From Seeing: A Memoir of Truth and Courage from China’s Most Influential Television Journalist by Chai Jing, trans. by Yan Yan, Jack Hargreaves (Astra House, 2023), Kindle pp. 1-4:

My mom bought a radio for me when I was sixteen. I found out I could hear broadcasts from Taiwan. Listening to “enemy radio” had been illegal for a long time. One of my father’s colleagues had been tortured as a spy in the 1960s, when there was hostility between Taiwan and mainland China, for breaking this law. He ended up cutting his own throat with a razor.

The way the hosts spoke surprised me. They didn’t read from a script or talk like official spokespeople. They shared literature, music, plays, and jokes. One time one of them even went out to her balcony and described how beautiful the sunset was. I’d never experienced such a thing in any media before. I learned to make my own tape, telling stories to myself, in my lonely girlhood.

In 1994, while studying at a railway college in Hunan Province, I took one of those tapes to Hunan People’s Broadcasting Station to look for a summer job. I was too naïve to know that there was no possibility for a student like me to work at a state-controlled media network. The state allocated jobs to everyone. My role was decided already, as an accountant working at the 17th Railway Bureau. The head of the station told me to leave. However, after listening to my tape, the radio host Shang Neng offered me a half hour in his program. He was famous enough to be able to fight against his boss’s disapproval. All state-controlled stations needed money to survive after the 1992 economic reforms—when China set the goal of establishing a socialist market system, opening the gate to the outside world—and Shang Neng attracted a lot of commercials for them.

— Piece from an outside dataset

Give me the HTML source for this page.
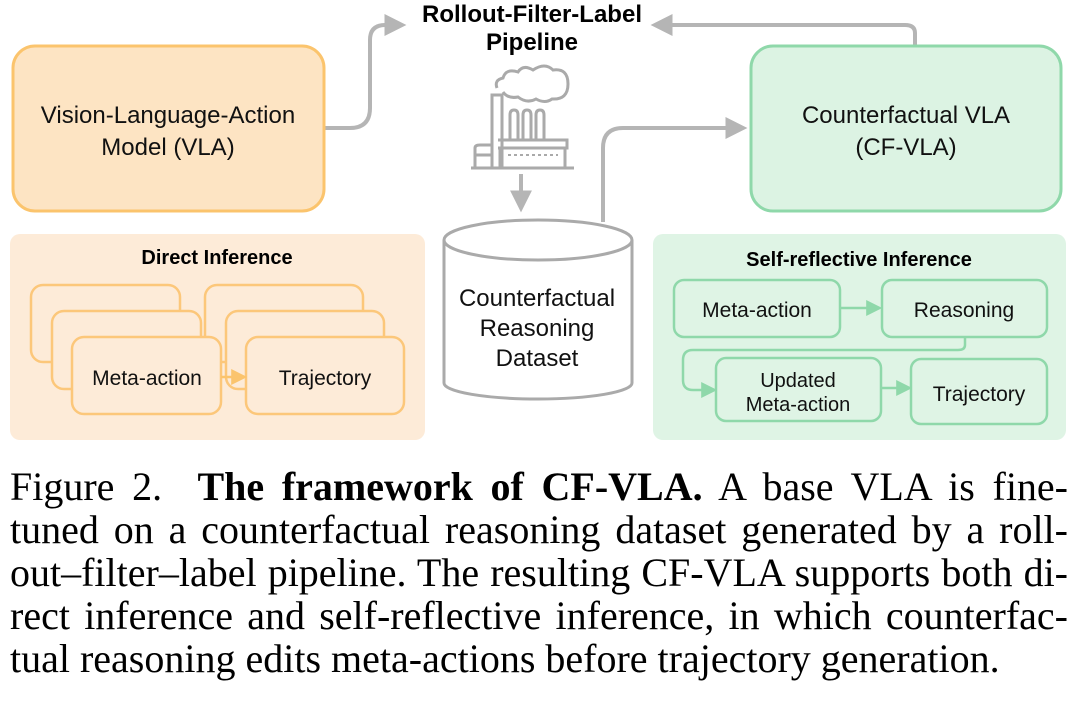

One year later, in 1995, I signed a contract with the radio station by winning an open competition. It was the first time the station had selected staff through an open market and fair competition. Thinking that a contract meant a job that was only temporary, my mother wrote a harsh letter to warn me of what I might lose if I gave up my state-allocated railway job: my house, hukou, social benefits, safety. In short, all she had had to struggle for her entire life. I didn’t write back to her. Living in a society with a long history of collectivism, we rarely talk about our personal feelings at home, and this was especially true after a period of excessive politicization where the idea of individual humanity was seen as “spiritual pollution.” It was hard to tell my mom that, for me, a job was a spiritual human bond. People wrote to me and I read their letters on the radio; it was a human bond. There were long-suppressed voices that wanted to be heard, and I was there. I did nothing but listen, yet the hole in my life was filled by strangers. More than making a living, I was alive.

In 1999, in order to survive, all the stations—radio and television alike—had to produce programs that spoke to people’s needs. New Youth, a program on Hunan TV, invited me to be their host, and my job was to interview young people who brought sharp ideas to different fields. This was during China’s explosive economic growth, and I realized these people had one thing in common: instead of destroying the old, they built the new where creativity was most unfettered. Life itself has to grow, and where there is a gap, there is a way out. I ended up writing their story as well, including the parts that the station cut, to provide a fuller picture for the magazines. The media market was expanding quickly and competitively around 2000, so it had been to my advantage to work freely, and not sign a contract with the TV station. As one of the first generation media freelancers, I got a taste of what it was like to be independent. Like the rock-and-roll star Cui Jian sang, “As long as I have a pen, no one can stop me.”